━━━ STORED DATA ━━━

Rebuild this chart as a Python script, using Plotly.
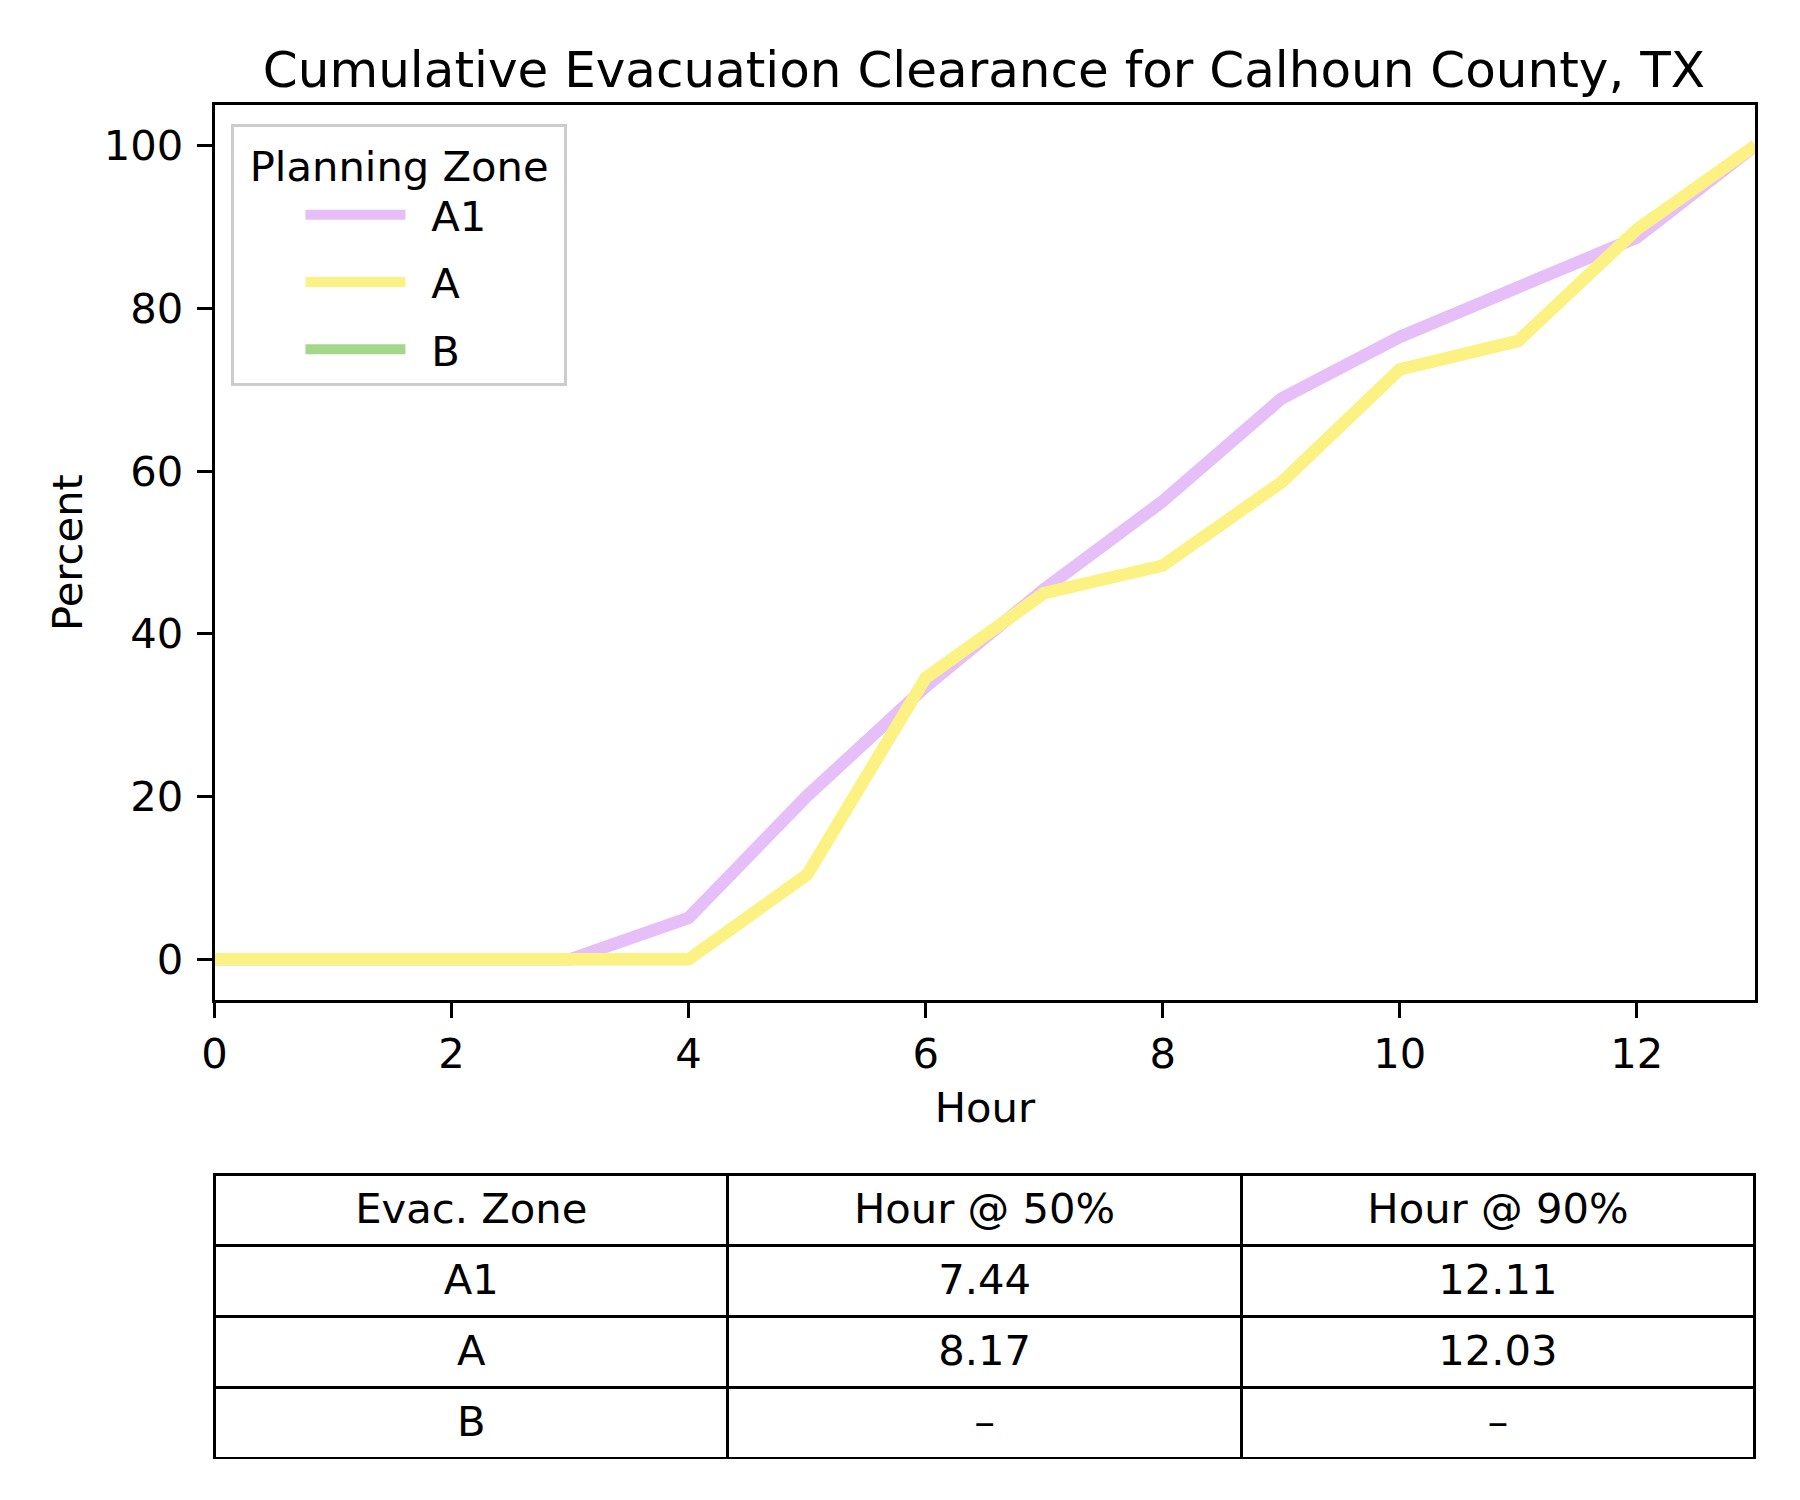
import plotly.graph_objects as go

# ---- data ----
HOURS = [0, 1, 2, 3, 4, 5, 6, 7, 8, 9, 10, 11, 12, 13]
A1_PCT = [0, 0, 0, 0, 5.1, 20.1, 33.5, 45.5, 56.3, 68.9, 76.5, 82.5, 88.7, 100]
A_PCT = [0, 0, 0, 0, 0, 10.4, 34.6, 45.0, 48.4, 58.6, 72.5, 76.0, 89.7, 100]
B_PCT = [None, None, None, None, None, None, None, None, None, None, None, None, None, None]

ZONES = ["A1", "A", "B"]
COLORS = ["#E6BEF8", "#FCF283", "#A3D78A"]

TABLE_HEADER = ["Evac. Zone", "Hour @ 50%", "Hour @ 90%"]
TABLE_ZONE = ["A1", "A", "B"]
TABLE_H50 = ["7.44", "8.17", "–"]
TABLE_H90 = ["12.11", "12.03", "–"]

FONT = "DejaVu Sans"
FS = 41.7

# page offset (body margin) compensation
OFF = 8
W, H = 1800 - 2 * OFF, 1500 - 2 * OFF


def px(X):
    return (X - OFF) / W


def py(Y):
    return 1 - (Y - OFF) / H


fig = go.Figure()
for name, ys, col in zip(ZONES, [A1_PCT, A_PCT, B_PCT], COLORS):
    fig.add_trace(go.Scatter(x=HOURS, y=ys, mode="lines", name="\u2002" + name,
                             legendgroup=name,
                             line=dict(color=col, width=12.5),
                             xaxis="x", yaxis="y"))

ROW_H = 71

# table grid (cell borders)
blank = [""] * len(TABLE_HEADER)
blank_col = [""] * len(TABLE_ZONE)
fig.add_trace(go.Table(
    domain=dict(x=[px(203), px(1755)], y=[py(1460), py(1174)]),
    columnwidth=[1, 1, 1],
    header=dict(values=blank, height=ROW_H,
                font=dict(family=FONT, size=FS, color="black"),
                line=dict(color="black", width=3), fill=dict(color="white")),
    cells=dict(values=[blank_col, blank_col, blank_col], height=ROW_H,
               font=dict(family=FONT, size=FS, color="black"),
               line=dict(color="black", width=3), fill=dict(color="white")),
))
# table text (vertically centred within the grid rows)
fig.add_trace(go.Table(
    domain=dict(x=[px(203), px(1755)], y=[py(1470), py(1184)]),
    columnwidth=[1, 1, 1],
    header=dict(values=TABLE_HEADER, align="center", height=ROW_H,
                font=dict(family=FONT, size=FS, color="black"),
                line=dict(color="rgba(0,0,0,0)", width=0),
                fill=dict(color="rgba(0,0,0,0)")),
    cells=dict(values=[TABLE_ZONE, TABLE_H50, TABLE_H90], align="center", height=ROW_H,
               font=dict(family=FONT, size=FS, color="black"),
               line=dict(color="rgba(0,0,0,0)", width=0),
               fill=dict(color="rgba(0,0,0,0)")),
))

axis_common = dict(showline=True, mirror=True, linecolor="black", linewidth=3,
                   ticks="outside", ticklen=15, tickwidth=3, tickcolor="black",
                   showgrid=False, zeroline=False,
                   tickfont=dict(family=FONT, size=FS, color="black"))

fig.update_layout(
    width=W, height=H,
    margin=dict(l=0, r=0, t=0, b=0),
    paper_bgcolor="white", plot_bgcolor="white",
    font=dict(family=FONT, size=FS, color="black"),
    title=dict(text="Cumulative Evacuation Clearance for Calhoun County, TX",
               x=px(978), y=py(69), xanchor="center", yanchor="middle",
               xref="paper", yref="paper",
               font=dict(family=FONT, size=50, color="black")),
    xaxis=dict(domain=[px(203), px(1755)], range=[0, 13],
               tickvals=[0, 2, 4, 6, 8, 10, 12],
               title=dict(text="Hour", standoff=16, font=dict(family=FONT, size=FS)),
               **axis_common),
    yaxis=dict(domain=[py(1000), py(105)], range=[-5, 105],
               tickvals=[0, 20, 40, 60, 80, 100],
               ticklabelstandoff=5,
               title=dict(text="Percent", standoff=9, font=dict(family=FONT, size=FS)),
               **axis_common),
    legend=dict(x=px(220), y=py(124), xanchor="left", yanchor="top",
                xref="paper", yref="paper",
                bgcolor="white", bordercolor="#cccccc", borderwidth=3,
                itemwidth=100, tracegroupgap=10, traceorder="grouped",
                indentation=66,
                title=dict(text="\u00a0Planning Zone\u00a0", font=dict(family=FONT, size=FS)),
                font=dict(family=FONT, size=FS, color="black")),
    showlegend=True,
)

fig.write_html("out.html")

━━━

STATED GOAL:
Repeat the listing above up to and including the line with "import plotly.graph_objects as go", starting from its first line. Drop any pictures.

THE RESULT:
Rebuild this chart as a Python script, using Plotly.
import plotly.graph_objects as go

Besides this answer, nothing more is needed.